Mas Conceição não se contenta com o pioneirismo isolado. “Não quero ser enfeite. Quero que a representatividade se traduza em mudança real. Ainda há uma maioria branca ocupando o poder. Precisamos de paridade, em todos os lugares.”

Literatura que cura feridas

Com mais de meio milhão de exemplares vendidos, sua escrita atravessa fronteiras e consciências. Conceição acredita no poder curativo das palavras.

“Quando pessoas brancas leem nossas histórias e dizem: ‘eu nunca tinha pensado nisso’, é porque a literatura está fazendo o que deve — provocar, conscientizar e curar”, afirma.

Para Julio Ludemir, curador da Flup (Festa Literária das Periferias), Conceição é “um Jorge Amado de saias”. “Ela escreve com universalidade, mas sem perder o olhar de quem veio da margem. Por isso emociona tanta gente”, diz.

Da periferia ao mundo

Em outubro, a Flup levou sua obra a Berlim, com leituras e performances em sua homenagem. Conceição sorri ao lembrar da emoção do público estrangeiro. “A Flup mostra que a literatura da periferia também é arte. Democratiza o livro e dá voz a quem foi silenciado por séculos.”

Durante o evento, ela também fez um apelo à Europa por um acerto de contas com o passado colonial. “O racismo nasce, em grande parte, da colonização. A Europa precisa olhar para sua história com honestidade. É o primeiro passo para entender o outro.”

“O Brasil se tornou menos cínico”

Questionada sobre o racismo no país, Conceição é firme, sem perder a esperança.

“Não dá pra dizer que o Brasil está menos racista. Mas é, sim, um país menos cínico. Antes, se fingia que o problema não existia. Hoje, ele é debatido — e isso já é um avanço.”

Ela acredita que nomear as feridas é o começo da cura. “Quando a gente fala sobre o racismo, rompe o silêncio que sempre protegeu a desigualdade.”

E faz um alerta: “O termo ‘racismo estrutural’ não deve ser usado como desculpa.

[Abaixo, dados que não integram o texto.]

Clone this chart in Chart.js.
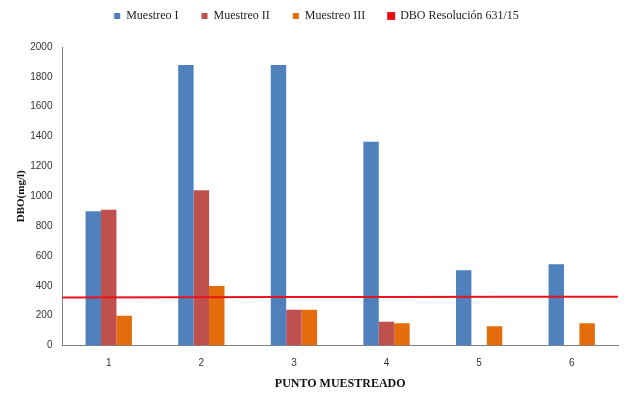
<!DOCTYPE html>
<html>
<head>
<meta charset="utf-8">
<script src="https://cdn.jsdelivr.net/npm/chart.js@4/dist/chart.umd.min.js"></script>
<style>
  html, body { margin: 0; padding: 0; background: #fff; }
  #wrap { width: 642px; height: 393px; }
</style>
</head>
<body>
<div id="wrap"><canvas id="dboChart"></canvas></div>
<script>
const puntos = ['1', '2', '3', '4', '5', '6'];
const muestreo1 = [900, 1880, 1880, 1365, 505, 545];
const muestreo2 = [910, 1040, 240, 160, 0, 0];
const muestreo3 = [200, 400, 240, 150, 130, 150];
const dboLimite = [323, 324, 325, 326, 327, 328];

const serif = "'Liberation Serif', 'Times New Roman', serif";
const sans = "'Liberation Sans', Arial, sans-serif";

// extra space under the legend
const legendMargin = {
    id: 'legendMargin',
    beforeInit(chart) {
        const fitLegend = chart.legend.fit;
        chart.legend.fit = function fit() {
            fitLegend.bind(chart.legend)();
            this.height += 15;
        };
    }
};

const ctx = document.getElementById('dboChart').getContext('2d');
const chart = new Chart(ctx, {
    data: {
        labels: puntos,
        datasets: [
            { type: 'bar', indexAxis: 'x', label: 'Muestreo I', data: muestreo1, backgroundColor: '#4F81BD', categoryPercentage: 0.5, barPercentage: 1.0 },
            { type: 'bar', indexAxis: 'x', label: 'Muestreo II', data: muestreo2, backgroundColor: '#C0504D', categoryPercentage: 0.5, barPercentage: 1.0 },
            { type: 'bar', indexAxis: 'x', label: 'Muestreo III', data: muestreo3, backgroundColor: '#E46C0A', categoryPercentage: 0.5, barPercentage: 1.0 },
            {
                type: 'line',
                indexAxis: 'x',
                label: 'DBO Resolución 631/15',
                data: dboLimite,
                xAxisID: 'xLinea',
                borderColor: '#E8141B',
                backgroundColor: '#FF0000',
                borderWidth: 2,
                pointRadius: 0,
                order: -1
            }
        ]
    },
    options: {
        // bars keep their own indexAxis; this stops the second x axis halving the bar groups
        indexAxis: 'y',
        responsive: true,
        maintainAspectRatio: false,
        animation: false,
        layout: { padding: { left: 15, right: 24, top: -13, bottom: 0 } },
        plugins: {
            legend: {
                labels: {
                    sort: (a, b) => a.datasetIndex - b.datasetIndex,
                    boxWidth: 6, boxHeight: 6, padding: 23, color: '#222',
                    font: { family: serif, size: 12 }
                }
            },
            tooltip: { enabled: false }
        },
        scales: {
            x: {
                type: 'category',
                grid: { display: false, drawTicks: false },
                border: { color: '#808080' },
                ticks: { color: '#333', padding: 12, font: { family: sans, size: 10 } },
                title: { display: true, text: 'PUNTO MUESTREADO', color: '#111', padding: { top: -5, bottom: 2 },
                    font: { family: serif, size: 12, weight: 'bold' } }
            },
            xLinea: { type: 'category', labels: puntos, offset: false, display: false },
            y: {
                type: 'linear',
                min: 0, max: 2000,
                ticks: { stepSize: 200, color: '#333', padding: 10, font: { family: sans, size: 10 }, callback: v => String(v) },
                grid: { display: false, drawTicks: false },
                border: { color: '#808080' },
                title: { display: true, text: 'DBO(mg/l)', color: '#111', padding: { top: 0, bottom: -8 },
                    font: { family: serif, size: 11, weight: 'bold' } }
            }
        }
    },
    plugins: [legendMargin]
});
</script>
</body>
</html>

Estruturas são feitas por pessoas — e pessoas podem mudá-las.”

Nossos passos vêm de longe

Conceição gosta de lembrar que sua trajetória não é solitária. “Tudo o que eu conquistei vem da força de quem veio antes. Nossos passos vêm de longe”, repete, citando Jurema Werneck.

A escritora continua inspirando gerações — com sua fala mansa, olhar acolhedor e firmeza de quem carrega o peso da história e a leveza da esperança.

Mais do que uma autora premiada, ela é um símbolo de resistência viva.

“Escrever é resistir. E resistir é uma forma de amor”, diz.

E talvez seja isso que faz de Conceição Evaristo uma das vozes mais bonitas do nosso tempo: ela nos ensina que a palavra pode ser ferida, mas também pode ser cura.